Good philosophy is not bad


Plato: A not bad philosopher?

What is good philosophy? What is bad philosophy? These questions occurred to me after having disproved the Lottery Paradox. For how can it happen that a thesis like the Lottery Paradox persists so long, while in my opinion it is so easy to refute? Is it really such a bad kind of philosophy as I think it is, or does it have strong points as well? Since I do not have a thorough formal philosophical training, because it was another route that led me to philosophy (which is not unusual for philosophers), I cannot fall back on theoretical insights or procedures that I had learned during my education, nor do I have such books. What I did therefore is what most people do today, I think: I googled my questions. However, it didn’t help me for I found a lot on the philosophy of the good and the bad but nothing about what good or bad philosophy might be. The only thing I found was that philosophy must not be inconsistent, but that’s obvious, I should say. Moreover, inconsistency may be a criterion for bad philosophical reasoning but consistent reasoning is not good just for that. It would be bad philosophy to contend the latter, since there are other factors that can make an argumentation wrong even if it is consistent. This thought is in line with Karl Popper’s brilliant idea that fundamentally it is possible to refute a theory, but that it is never possible to prove it. If this idea is applied to my questions, it means that one cannot say what good philosophy is, although one can say “that is bad philosophy”. Or rather, one can say “that is a bad philosophical argumentation”. Then one comes into the fields of argumentation theory and methodology and their rules. Or even more, then applies what Paul Feyerabend says: “Anything goes”, namely that any argumentation, also non-standard, that undermines another argumentation makes the latter a bad one (basically, for the thesis is founded on certain suppositions, like that the former reasoning is correct).
Does this mean that we can say nothing about what good philosophy is, but that we can say only that a case of philosophy is “not bad”? By chance, recently I received a contents alert from a philosophical journal that drew my attention to the article “Bad Analytical Philosophy” by Pascal Engel. The first sentences read: “Most analytic philosophers agree that good philosophy ought to satisfy certain minimal requirements: it should be clear, precise, well argued, putting forward an explicit thesis and exemplify the principle that truth emerges more readily from error than from confusion. Everyone agrees that it should be also interesting, relevant, reasonably original, rigorous, and that it should advance theoretical or critical proposals on the problems and puzzles which have shaped the analytic tradition or which are the object of current concern. Many philosophers are confident that when these basic desiderata are met, analytic philosophy cannot be bad.
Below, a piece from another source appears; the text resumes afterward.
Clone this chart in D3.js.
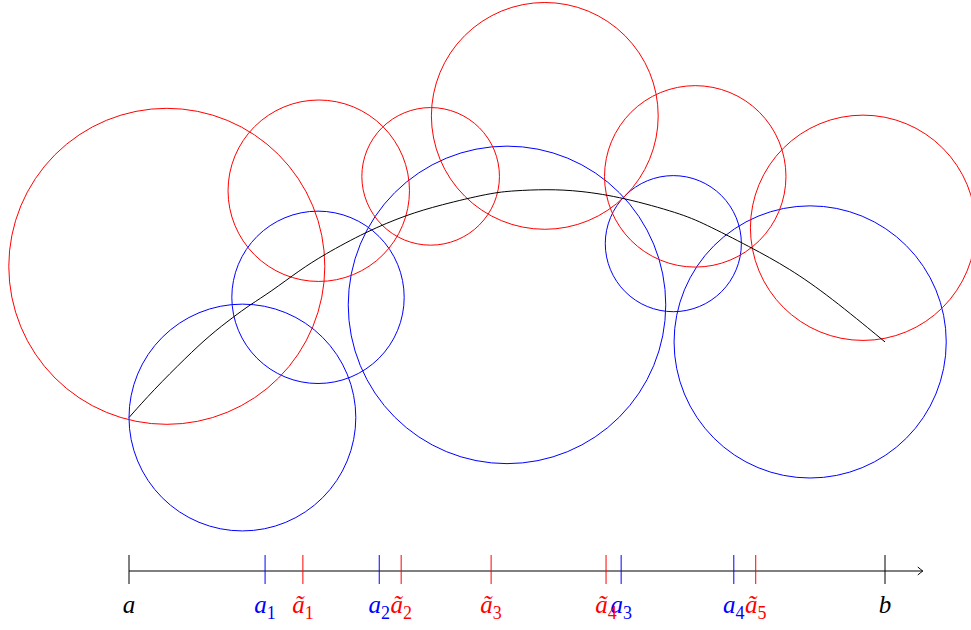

Nevertheless we all know that there is bad analytic philosophy.” And I want to add here: what is valid for analytical philosophy is valid for philosophy in general as well. However, in the light of Popper’s idea that we cannot positively prove a theory, that good philosophy cannot be guaranteed when we follow the requirements listed by Engel. These requirements can be guide lines at most. They’ll never reach the status of criteria that make philosophy good when strictly applied, although it will be possible to lay down criteria that make philosophy bad (even if these will not be exhaustive).
Where does this get us? The upshot is that there is no good philosophy, or rather: logically we cannot say that a piece of philosophy is good but only that it is not bad at most. But maybe this is a case of bad philosophy.